Qwest Communications International Inc. Announces New $1.035 Billion Revolving Credit Facility
DENVER, Dec. 21, 2009 – Qwest Communications International Inc. (NYSE:Q) today announced that it has entered into a new revolving credit facility. The new $1.035 billion agreement expires on Sept. 30, 2013, and replaces the company’s pre-existing revolving credit agreement that was scheduled to expire on Oct. 21, 2010. Wachovia Bank, National Association – an affiliate of Wells Fargo Securities, LLC – acts as administrative agent under the new agreement.
The new credit agreement is currently un-drawn. If drawn, proceeds would be used to provide liquidity for general corporate purposes, including working capital, capital expenditures and debt refinancing. Any amounts drawn on the new agreement are guaranteed by the Qwest Services Corporation (QSC) subsidiary and are secured by a senior lien on the stock of the Qwest Corporation (QC) subsidiary. The bank syndication supporting the new agreement is comprised of a diverse group of 13 banks.
“Every one of our 13 existing revolving credit facility banks reaffirmed or increased its existing commitment to the new revolving credit facility,” said Joseph J. Euteneuer, executive vice president and chief financial officer for Qwest. “This support enabled Qwest to increase the size of its revolving credit facility by 22 percent from the previous facility’s initial $850 million. Given the challenging economy and credit environment, we greatly appreciate the continued support of our banking partners.”
Forward-Looking Statement Note
This release may contain projections and other forward-looking statements that involve risks and uncertainties. These statements may differ materially from actual future events or results. Readers are referred to the documents filed by us with the Securities and Exchange Commission, specifically the most recent reports which identify important risk factors that could cause actual results to differ from those contained in the forward-looking statements, including but not limited to: access line losses due to increased competition, including from technology substitution of our access lines with wireless and cable alternatives, among others; our substantial indebtedness, and our inability to complete any efforts to further de-lever our balance sheet; adverse results of increased review and scrutiny by media and others (including any internal analyses) of financial reporting issues and practices or otherwise; rapid and significant changes in technology and markets; any adverse developments in commercial disputes or legal proceedings; potential fluctuations in quarterly results; volatility of our stock price; intense competition in the markets in which we compete including the effects of consolidation in our industry; changes in demand for our products and services; acceleration of the deployment of advanced new services, such as broadband data, wireless and video services, which could require substantial expenditure of financial and other resources in excess of contemplated levels; higher than anticipated employee levels, capital expenditures and operating expenses; adverse changes in the regulatory or legislative environment affecting our business; changes in the outcome of future events from the assumed outcome included in our significant accounting policies; our ability to utilize net operating losses in projected amounts; and continued unfavorable general economic conditions, including the current financial crisis.
The information contained in this release is a statement of Qwest’s present intention, belief or expectation and is based upon, among other things, the existing regulatory environment, industry conditions, market conditions and prices, the economy in general and Qwest’s assumptions.
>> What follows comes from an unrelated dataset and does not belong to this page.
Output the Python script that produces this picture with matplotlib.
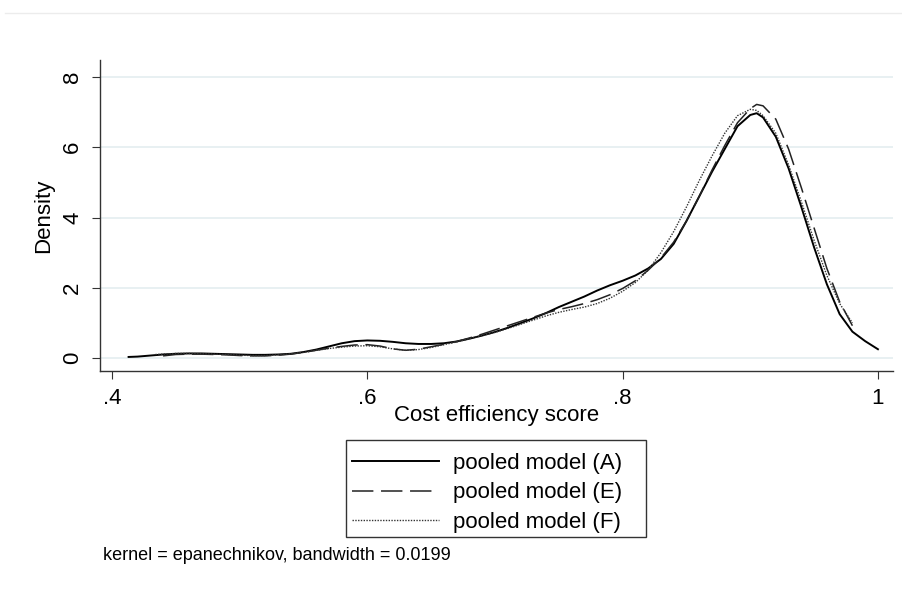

Qwest may change its intention, belief or expectation, at any time and without notice, based upon any changes in such factors, in Qwest’s assumptions or otherwise. The cautionary statements contained or referred to in this release should be considered in connection with any subsequent written or oral forward-looking statements that Qwest or persons acting on its behalf may issue. This release may include analysts’ estimates and other information prepared by third parties for which Qwest assumes no responsibility.
Qwest undertakes no obligation to review or confirm analysts’ expectations or estimates or to release publicly any revisions to any forward-looking statements and other statements to reflect events or circumstances after the date hereof or to reflect the occurrence of unanticipated events.
By including any information in this release, Qwest does not necessarily acknowledge that disclosure of such information is required by applicable law or that the information is material.